After Parliament was sworn-in, both factions united to stand up to secularists in the debate over the Constituent Assembly. Together the two blocs, which hold more than 60percent of parliamentary seats, monopolized the selection of the assembly’s members. Shortly after it was formed, a court disbanded the assembly, saying it was unconstitutional.

“They agreed over the Constituent Assembly because the idea of drafting an Islamic constitution brought them together,” said Kamal Habib, an expert on Islamist groups and former leader of the now-disbanded Egyptian Islamic Jihad. 

“Their agreement over some matters is the exception, but the rule is that Salafis perceive themselves as completely independent from the Brothers,” added Habib.  

However, the Salafi-Brotherhood honeymoon did not last for long. Tension erupted last week after the Abouel Fotouh endorsement.

“It should not be said that I instill divisions within the Islamist bloc every time I take a different position than you over political matters,” said Bakkar, in reference to the Brotherhood. 

Salafis also refused to join the Brothers in their fight against the military-appointed Cabinet under Prime Minister Kamal al-Ganzouri. For over two months, the Brotherhood’s Freedom and Justice Party accused the Cabinet of being inefficient and pressured the Supreme Council of the Armed Forces to sack the body. The Nour Party opposed the FJP demand to dismiss the Cabinet and was content to recommend a minor reshuffle. 

Competitors, not allies 

By abandoning the Brothers and aligning themselves with the military over the Cabinet issue, Salafis have aroused some suspicions that they have been employed by the SCAF to counter the Brothers.

“I am afraid that the SCAF may be working on deepening the differences between the Muslim Brotherhood and the Salafis. This is what Mubarak did,” said Habib.

Under Mubarak’s rule, Salafis were used to counter the Brotherhood, which was the largest opposition bloc.Salafi satellite channels were given leeway to broadcast sermons accusing the Brotherhood of compromising religious values to achieve political gains.  Furthermore, some skeptics say Nour’s decision not to endorse Morsy is part of a Salafi-military pact.

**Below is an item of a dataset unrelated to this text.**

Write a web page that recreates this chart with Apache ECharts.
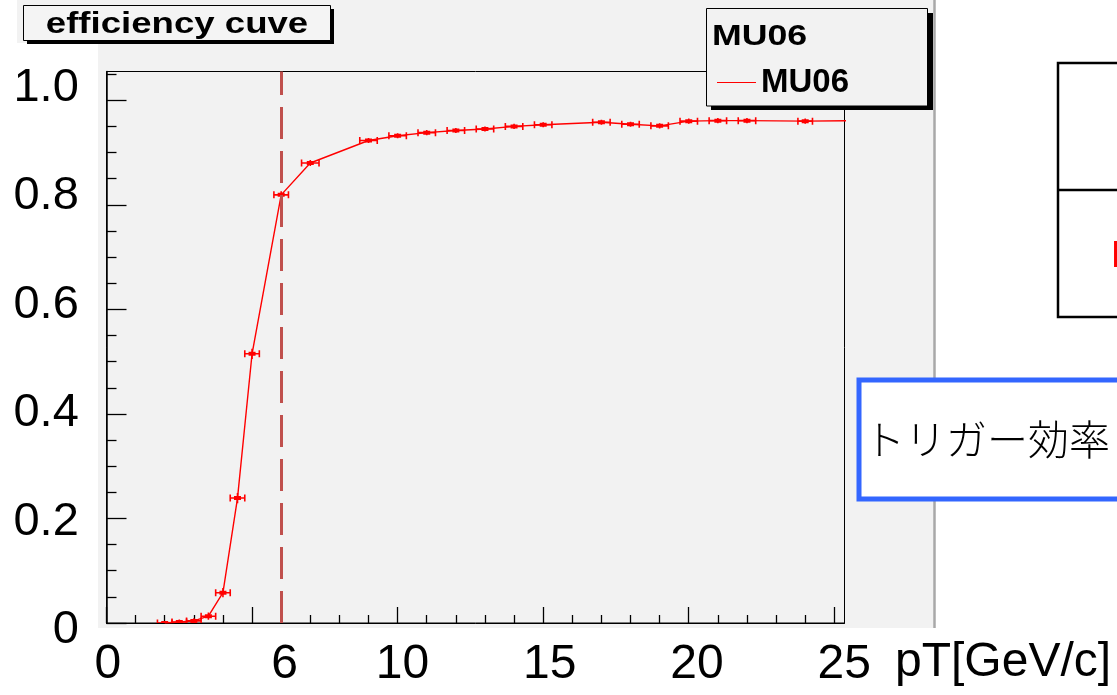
<!DOCTYPE html>
<html>
<head>
<meta charset="utf-8">
<script src="https://cdn.jsdelivr.net/npm/echarts@6/dist/echarts.min.js"></script>
<style>
  html, body { margin: 0; padding: 0; background: #ffffff; }
  #chart { width: 1117px; height: 695px; }
</style>
</head>
<body>
<div id="chart"></div>
<script>
// MU06 trigger efficiency as a function of transverse momentum
const ptValues   = [2, 2.5, 3, 3.5, 4, 4.5, 5, 6, 7, 9, 10, 11, 12, 13, 14, 15, 17, 18, 19, 20, 21, 22, 24, 26];
const efficiency = [0, 0.002, 0.004, 0.013, 0.058, 0.239, 0.515, 0.819, 0.880, 0.923, 0.932, 0.938, 0.942, 0.945, 0.950, 0.953, 0.958, 0.954, 0.951, 0.960, 0.961, 0.961, 0.960, 0.961];
const ptErrors   = [0.25, 0.25, 0.25, 0.25, 0.25, 0.25, 0.25, 0.25, 0.3, 0.3, 0.3, 0.3, 0.3, 0.3, 0.3, 0.3, 0.3, 0.3, 0.3, 0.3, 0.3, 0.3, 0.25, 0.25];
const effErrors  = [0.001, 0.002, 0.002, 0.004, 0.006, 0.007, 0.007, 0.004, 0.003, 0.002, 0.002, 0.002, 0.002, 0.002, 0.002, 0.002, 0.002, 0.002, 0.002, 0.002, 0.002, 0.002, 0.002, 0.002];

const thresholdPt = 6;

// frame ticks
const xMajorTicks = [0, 5, 10, 15, 20, 25];
const xMinorTicks = [1, 2, 3, 4, 6, 7, 8, 9, 11, 12, 13, 14, 16, 17, 18, 19, 21, 22, 23, 24];
const yMajorTicks = [0, 0.2, 0.4, 0.6, 0.8, 1.0];
const yMinorTicks = [0.05, 0.1, 0.15, 0.25, 0.3, 0.35, 0.45, 0.5, 0.55, 0.65, 0.7, 0.75, 0.85, 0.9, 0.95, 1.05];

// large annotation labels
const xLabelValues = [0, 6, 10, 15, 20, 25];
const yLabelValues = [0, 0.2, 0.4, 0.6, 0.8, 1.0];
const xTitle = 'pT[GeV/c]';
const plotTitle = 'efficiency cuve';
const seriesName = 'MU06';
const noteText = 'トリガー効率';

const RED = '#ff0000';
const PANEL = '#f2f2f2';
const SANS = '"Liberation Sans", Arial, sans-serif';

const points = ptValues.map((p, i) => [p, efficiency[i], ptErrors[i], effErrors[i]]);

const chart = echarts.init(document.getElementById('chart'), null, { renderer: 'canvas' });

const frameAxisBase = {
  type: 'value',
  gridIndex: 0,
  axisLabel: { show: false },
  splitLine: { show: false }
};

chart.setOption({
  animation: false,
  backgroundColor: '#ffffff',
  grid: [
    { // plot frame
      left: 106.5, top: 71.5, width: 738, height: 551.5,
      show: true, borderColor: '#000', borderWidth: 1, backgroundColor: 'transparent',
      outerBoundsMode: 'none', containLabel: false
    },
    { // large axis annotations
      left: 107.8, top: 61, width: 751.2, height: 569,
      show: false, outerBoundsMode: 'none', containLabel: false
    }
  ],
  xAxis: [
    Object.assign({}, frameAxisBase, {
      min: 0, max: 25.35, position: 'bottom',
      axisLine: { show: true, lineStyle: { color: '#000', width: 1 } },
      axisTick: { show: true, inside: true, length: 16, customValues: xMajorTicks, lineStyle: { color: '#000', width: 1.3 } }
    }),
    Object.assign({}, frameAxisBase, {
      min: 0, max: 25.35, position: 'bottom',
      axisLine: { show: false },
      axisTick: { show: true, inside: true, length: 8, customValues: xMinorTicks, lineStyle: { color: '#000', width: 1.3 } }
    }),
    {
      type: 'value', gridIndex: 1, min: 0, max: 25.5, position: 'bottom',
      axisLine: { show: false }, axisTick: { show: false }, splitLine: { show: false },
      axisLabel: {
        show: true, customValues: xLabelValues, margin: 11,
        fontSize: 48, fontFamily: SANS, color: '#000'
      },
      name: xTitle, nameLocation: 'end', nameGap: 36,
      nameTextStyle: { fontSize: 48, fontFamily: SANS, color: '#000', verticalAlign: 'top', lineHeight: 66 }
    }
  ],
  yAxis: [
    Object.assign({}, frameAxisBase, {
      min: 0, max: 1.055, position: 'left',
      axisLine: { show: true, lineStyle: { color: '#000', width: 1.5 } },
      axisTick: { show: true, inside: true, length: 20, customValues: yMajorTicks, lineStyle: { color: '#000', width: 1.3 } }
    }),
    Object.assign({}, frameAxisBase, {
      min: 0, max: 1.055, position: 'left',
      axisLine: { show: false },
      axisTick: { show: true, inside: true, length: 10, customValues: yMinorTicks, lineStyle: { color: '#000', width: 1.3 } }
    }),
    {
      type: 'value', gridIndex: 1, min: 0, max: 1.05, position: 'left',
      axisLine: { show: false }, axisTick: { show: false }, splitLine: { show: false },
      axisLabel: {
        show: true, customValues: yLabelValues, margin: 29,
        fontSize: 47, fontFamily: SANS, color: '#000',
        formatter: v => (v === 0 ? '0' : v.toFixed(1))
      }
    }
  ],
  legend: {
    data: [{ name: seriesName, icon: 'path://M0,0H40V1H0Z' }],
    left: 712, top: 61, z: 60,
    itemWidth: 39, itemHeight: 1.4,
    itemStyle: { color: RED, borderWidth: 0 },
    lineStyle: { width: 0 },
    textStyle: { fontSize: 33, fontWeight: 'bold', fontFamily: SANS, color: '#000', padding: [0, 0, 0, 0] }
  },
  series: [
    {
      name: seriesName,
      type: 'line',
      xAxisIndex: 0, yAxisIndex: 0,
      data: points.map(p => [p[0], p[1]]),
      symbol: 'none',
      clip: true,
      lineStyle: { color: RED, width: 1.4 },
      itemStyle: { color: RED },
      z: 3,
      markLine: {
        silent: true, symbol: 'none',
        label: { show: false },
        lineStyle: { color: '#c0504d', width: 3, type: [32, 12] },
        data: [{ xAxis: thresholdPt }]
      }
    },
    {
      name: seriesName + ' errors',
      type: 'custom',
      xAxisIndex: 0, yAxisIndex: 0,
      data: points,
      clip: true,
      z: 4,
      encode: { x: 0, y: 1 },
      renderItem: function (params, api) {
        const x = api.value(0), y = api.value(1), xe = api.value(2), ye = api.value(3);
        const c = api.coord([x, y]);
        const l = api.coord([x - xe, y]);
        const r = api.coord([x + xe, y]);
        const t = api.coord([x, y + ye]);
        const b = api.coord([x, y - ye]);
        const s = { stroke: RED, lineWidth: 1.6, fill: null };
        return {
          type: 'group',
          children: [
            { type: 'line', shape: { x1: l[0], y1: c[1], x2: r[0], y2: c[1] }, style: s },
            { type: 'line', shape: { x1: l[0], y1: c[1] - 3.5, x2: l[0], y2: c[1] + 3.5 }, style: s },
            { type: 'line', shape: { x1: r[0], y1: c[1] - 3.5, x2: r[0], y2: c[1] + 3.5 }, style: s },
            { type: 'line', shape: { x1: c[0], y1: t[1] - 1.5, x2: c[0], y2: b[1] + 1.5 }, style: s },
            { type: 'rect', shape: { x: c[0] - 3.5, y: c[1] - 2, width: 7, height: 4 }, style: { fill: RED } }
          ]
        };
      }
    }
  ],
  graphic: {
    elements: [
      // canvas panel behind the frame
      { type: 'rect', z: -100, shape: { x: 17, y: 0, width: 918, height: 628 }, style: { fill: PANEL } },
      { type: 'line', z: -99, shape: { x1: 934.5, y1: 0, x2: 934.5, y2: 628 }, style: { stroke: '#a8a8a8', lineWidth: 2.5 } },
      { type: 'rect', z: -98, shape: { x: 0, y: 43, width: 98, height: 652 }, style: { fill: '#ffffff' } },

      // title box
      { type: 'rect', z: 50, shape: { x: 27, y: 9, width: 307, height: 35 }, style: { fill: '#000' } },
      { type: 'rect', z: 51, shape: { x: 23.5, y: 5.5, width: 307, height: 35 }, style: { fill: '#f4f4f4', stroke: '#000', lineWidth: 1 } },
      {
        type: 'text', z: 52, x: 177, y: 25, scaleX: 1.22,
        style: { text: plotTitle, font: 'bold 30px ' + SANS, fill: '#000', textAlign: 'center', textVerticalAlign: 'middle' }
      },

      // legend box
      { type: 'rect', z: 50, shape: { x: 711, y: 13, width: 222, height: 97 }, style: { fill: '#000' } },
      { type: 'rect', z: 51, shape: { x: 706.5, y: 8.5, width: 221, height: 97.5 }, style: { fill: PANEL, stroke: '#000', lineWidth: 1 } },
      {
        type: 'text', z: 52, x: 712, y: 37, scaleX: 1.23,
        style: { text: seriesName, font: 'bold 29px ' + SANS, fill: '#000', textAlign: 'left', textVerticalAlign: 'middle' }
      },

      // table on the right
      { type: 'rect', z: 50, shape: { x: 1058, y: 63, width: 100, height: 254 }, style: { fill: '#ffffff', stroke: '#000', lineWidth: 2.5 } },
      { type: 'line', z: 51, shape: { x1: 1058, y1: 190, x2: 1117, y2: 190 }, style: { stroke: '#000', lineWidth: 2.5 } },
      {
        type: 'text', z: 52, x: 1111, y: 257,
        style: { text: seriesName, font: '37px ' + SANS, fill: RED, textAlign: 'left', textVerticalAlign: 'middle' }
      },

      // note box
      { type: 'rect', z: 50, shape: { x: 859, y: 380, width: 270, height: 119 }, style: { fill: '#ffffff', stroke: '#3366ff', lineWidth: 5 } },
      {
        type: 'text', z: 52, x: 864, y: 439,
        style: { text: noteText, font: '300 41px "Noto Sans CJK JP", sans-serif', fill: '#000', textAlign: 'left', textVerticalAlign: 'middle' }
      }
    ]
  }
});
</script>
</body>
</html>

However, Abdel Moneim al-Shahat, spokesperson for the Salafi Dawah, denied these allegations in a press conference last week.

“I am not convinced that the SCAF had pressured them to back Abouel Fotouh,” said Ashraf al-Sherif, a political scientist at the American University in Cairo who is an expert on Salafis. “It is a genuine decision. The Salafis fear the hegemony of the Muslim Brotherhood.” 

In the meantime, Salafis look to benefit from the decreasing popularity of the Brothers, who have been recently portrayed in the media as troublemakers driven by their own vested, rather than national, interests.

Salafis have proven to be “more rational and pragmatic” and keen about national interests, added Sherif. With such a distinction, Salafis are hoping to make more electoral gains in the future, argued Sherif.

“Salafis are betting that the Brothers are losing popularity and hope to attract people whom the group will lose,” said Sherif

For years, Salafis and the Brotherhood have fought over similar conservative constituencies in Egyptian society. Since the 25 January revolution, fighting over followers has turned into battles over votes.

But another round of Salafi-Muslim Brotherhood rapprochement may be on the horizon.

Sherif expects Salafis to align themselves once again with the Brothers over questions related to the role of religion in politics while the constitution is being written. But Salafis would distance themselves from any battle over the distribution of political power or the role of the military, because such feuds would entail a standoff with the generals, added Sherif. 

“The Brothers are clashing because they want the Cabinet or a share of executive power,” he said. “But Salafis do not want power now, they want it in the long run after their religious message is well-propagated in society.”